Трактовка Москвина стала преобладающей на русской сцене, а в настоящее время маятник оценки пьесы качнулся в сторону Луки как положительного персонажа: "ложь во спасение необходима. Лука старается дать погибающим людям хоть какую-то надежду. Он утешает их, успокаивает. Несет хоть и небольшое, но облегчение обитателям 'дна'. Все же остальные клянут жизнь... и грешат, грешат, грешат. А человек живет надеждой!." -- пишет современный критик (фамилию не знаю, потому что взял цитату, ставшую благодаря Интернету крылатой из реферата).
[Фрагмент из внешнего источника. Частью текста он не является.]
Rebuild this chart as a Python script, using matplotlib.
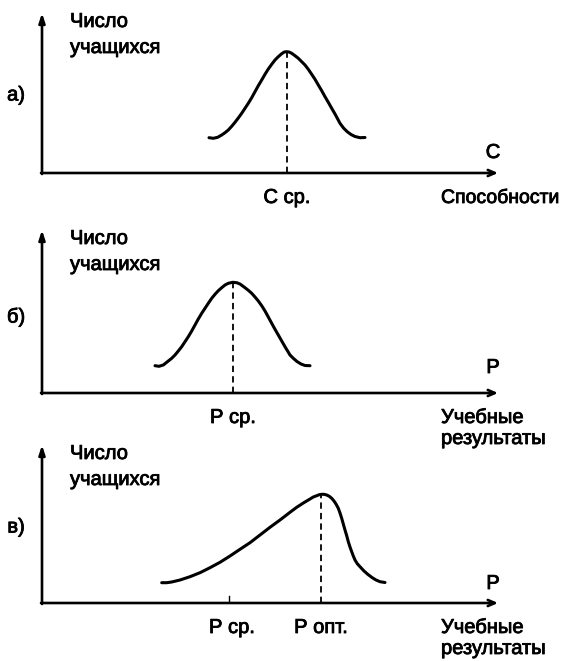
import matplotlib.pyplot as plt
import matplotlib.patheffects as pe

# units: pixels measured from the axis origin of each panel
# panel a (abilities)
a_x = [167.0, 171.3, 175.7, 179.7, 183.0, 186.3, 189.7, 193.0, 196.3, 199.7,
       203.0, 206.3, 209.7, 213.0, 216.3, 219.7, 223.0, 226.3, 229.7, 233.0,
       236.3, 239.7, 242.3, 244.7, 247.0, 249.7, 253.0, 256.3, 259.7, 263.0,
       266.3, 269.7, 273.0, 276.3, 279.7, 283.0, 286.3, 289.7, 293.0, 298.0,
       301.5, 305.0, 309.0, 313.0, 318.0, 323.0]
a_y = [35.3, 34.7, 35.7, 38.0, 40.3, 43.0, 46.7, 50.7, 55.0, 59.7,
       64.7, 69.7, 75.3, 81.3, 87.3, 93.0, 98.7, 104.0, 108.7, 113.0,
       116.3, 119.3, 121.0, 121.3, 121.0, 119.7, 117.3, 114.7, 111.3, 108.0,
       103.7, 98.7, 93.7, 88.0, 82.3, 76.3, 70.7, 64.7, 59.0, 49.7,
       45.0, 41.5, 38.5, 36.5, 35.3, 35.5]
a_mean = 245

# panel b (results, normal)
b_x = [113.0, 117.0, 121.3, 126.3, 129.7, 133.0, 136.3, 139.7, 143.0, 146.3,
       149.7, 153.0, 156.3, 159.7, 163.0, 166.3, 169.7, 173.0, 176.3, 179.7,
       183.0, 186.3, 190.7, 194.7, 198.0, 203.0, 206.3, 209.7, 213.0, 216.3,
       219.7, 223.0, 226.3, 229.7, 233.0, 236.3, 239.7, 243.0, 248.0, 251.5,
       255.0, 259.0, 263.0, 268.0]
b_y = [27.3, 26.7, 28.0, 32.0, 34.7, 38.0, 42.0, 46.3, 51.3, 56.3,
       62.0, 68.0, 74.0, 79.7, 84.7, 89.7, 94.7, 98.7, 102.3, 105.3,
       108.0, 109.7, 110.7, 110.3, 109.0, 105.3, 102.7, 99.7, 96.0, 92.0,
       87.3, 82.0, 76.0, 69.7, 63.7, 58.0, 52.0, 46.3, 38.0, 34.5,
       31.5, 29.0, 27.5, 27.3]
b_mean = 191

# panel c (results, skewed)
c_x = [119.7, 124.7, 129.7, 138.0, 148.0, 158.0, 168.0, 178.0, 188.0, 198.0,
       208.0, 218.0, 228.0, 238.0, 248.0, 254.7, 261.3, 268.0, 271.3, 274.7,
       277.3, 279.7, 282.0, 284.7, 287.3, 289.7, 292.0, 294.0, 296.3, 298.0,
       299.7, 301.3, 303.0, 304.7, 306.3, 308.0, 309.7, 311.3, 313.0, 315.3,
       318.0, 322.0, 326.0, 330.0, 334.0, 338.0, 343.0]
c_y = [20.3, 20.3, 21.0, 23.0, 26.3, 30.3, 35.3, 40.7, 47.0, 53.7,
       60.3, 68.0, 75.7, 83.0, 90.7, 95.7, 100.0, 104.0, 106.0, 107.3,
       108.3, 108.7, 108.7, 108.0, 106.7, 104.7, 102.0, 99.0, 94.7, 90.0,
       84.7, 79.0, 73.0, 67.3, 61.3, 56.0, 51.3, 47.0, 43.0, 39.3,
       36.3, 32.0, 28.5, 25.5, 23.0, 21.3, 20.5]
c_mean = 187
c_opt = 279

FIG_W, FIG_H = 573, 661
plt.rcParams['font.family'] = ['Liberation Sans', 'DejaVu Sans']
fig = plt.figure(figsize=(FIG_W / 100, FIG_H / 100), dpi=100)

FS = 14.5
AX_LEN = 456
INK = [pe.withStroke(linewidth=0.6, foreground='black')]


def txt(ax, x, y, s, **kw):
    kw.setdefault('fontsize', FS)
    ax.text(x, y, s, path_effects=INK, **kw)


def panel(top, bottom, origin_y, y_len, letter, letter_y, xs, ys, dash_x,
          axis_letter, axis_letter_dy, mean_lbl, mean_x, right_lbl, right_fs=FS):
    ax = fig.add_axes([0, 1 - bottom / FIG_H, 1, (bottom - top) / FIG_H])
    ax.set_xlim(-42, FIG_W - 42)
    ax.set_ylim(origin_y - bottom, origin_y - top)
    ax.axis('off')
    # axis arrows
    ax.annotate('', xy=(0, y_len), xytext=(0, -1),
                arrowprops=dict(arrowstyle='-|>,head_width=0.18,head_length=0.55',
                                lw=1.9, color='black', shrinkA=0, shrinkB=0))
    ax.annotate('', xy=(AX_LEN, 0), xytext=(-1, 0),
                arrowprops=dict(arrowstyle='->,head_width=0.22,head_length=0.5',
                                lw=1.9, color='black', shrinkA=0, shrinkB=0))
    ax.plot(xs, ys, color='black', lw=2.2, solid_capstyle='round',
            solid_joinstyle='round')
    ax.plot([dash_x, dash_x], [0, max(ys)], color='black', lw=1.3,
            linestyle=(0, (3.5, 2.3)))
    txt(ax, 28, y_len - 14, 'Число', ha='left', va='baseline')
    txt(ax, 28, y_len - 40, 'учащихся', ha='left', va='baseline')
    txt(ax, -26, letter_y, letter, ha='center', va='center')
    txt(ax, 451, axis_letter_dy, axis_letter, ha='center', va='baseline')
    for lbl, x in zip(mean_lbl, mean_x):
        txt(ax, x, -30, lbl, ha='center', va='baseline')
    for i, line in enumerate(right_lbl):
        txt(ax, 399, -30 - 21 * i, line, ha='left', va='baseline',
            fontsize=right_fs)
    return ax


panel(0, 215, 173, 160, 'а)', 78, a_x, a_y, a_mean, 'С', 15,
      ['С ср.'], [a_mean], ['Способности'], right_fs=14)
panel(215, 430, 393, 163, 'б)', 76, b_x, b_y, b_mean, 'Р', 20,
      ['Р ср.'], [b_mean], ['Учебные', 'результаты'])
axc = panel(430, 661, 603, 158, 'в)', 76, c_x, c_y, c_opt, 'Р', 14,
            ['Р ср.', 'Р опт.'], [c_mean + 3, c_opt], ['Учебные', 'результаты'])
axc.plot([c_mean, c_mean], [2, 7], color='black', lw=1.0)

fig.savefig('out.png', dpi=100)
Но не всех наших современников удовлетворяет такая точка зрения. "Я озадачен характером Букузена Хидари (Лука -- речь идет о фильме А. Куросавы 1957 г, перенесшим действие пьесы на японскую почву). Это что, Хидари хорош? Если он хорош и успокаивает бомжей ('dispossessed'), подтверждая их иллюзии, значит это, что самообман -- добро," -- недоумевает американский зритель и лишний раз подтверждая, что Горькому, действительно, удалось нащупать одну из болевых точек человеческого существования, поставить вопрос, который как не верти, разрешить не удастся, но не ставить невозможно.

И лишь раз не всесильность позиции Луки подтверждается любопытным фактом. Некий современный французский режиссер (Jean-Claude De Bemels -- ? из публикации не совсем ясно, кто там главный) поставил пьесу Горького, доверив исполнение ролей настоящим клошарам. Пьеса имела и имеет в Париже громадный успех.

"Но как вы вернетесь после такого успеха снова на улицу," -- спросили у одной из актрис. "Не знаю. Знаю только, что нам уже никогда не забыть горьковских слов: 'Человек -- это звучит прекрасно, человек -- это звучит гордо'".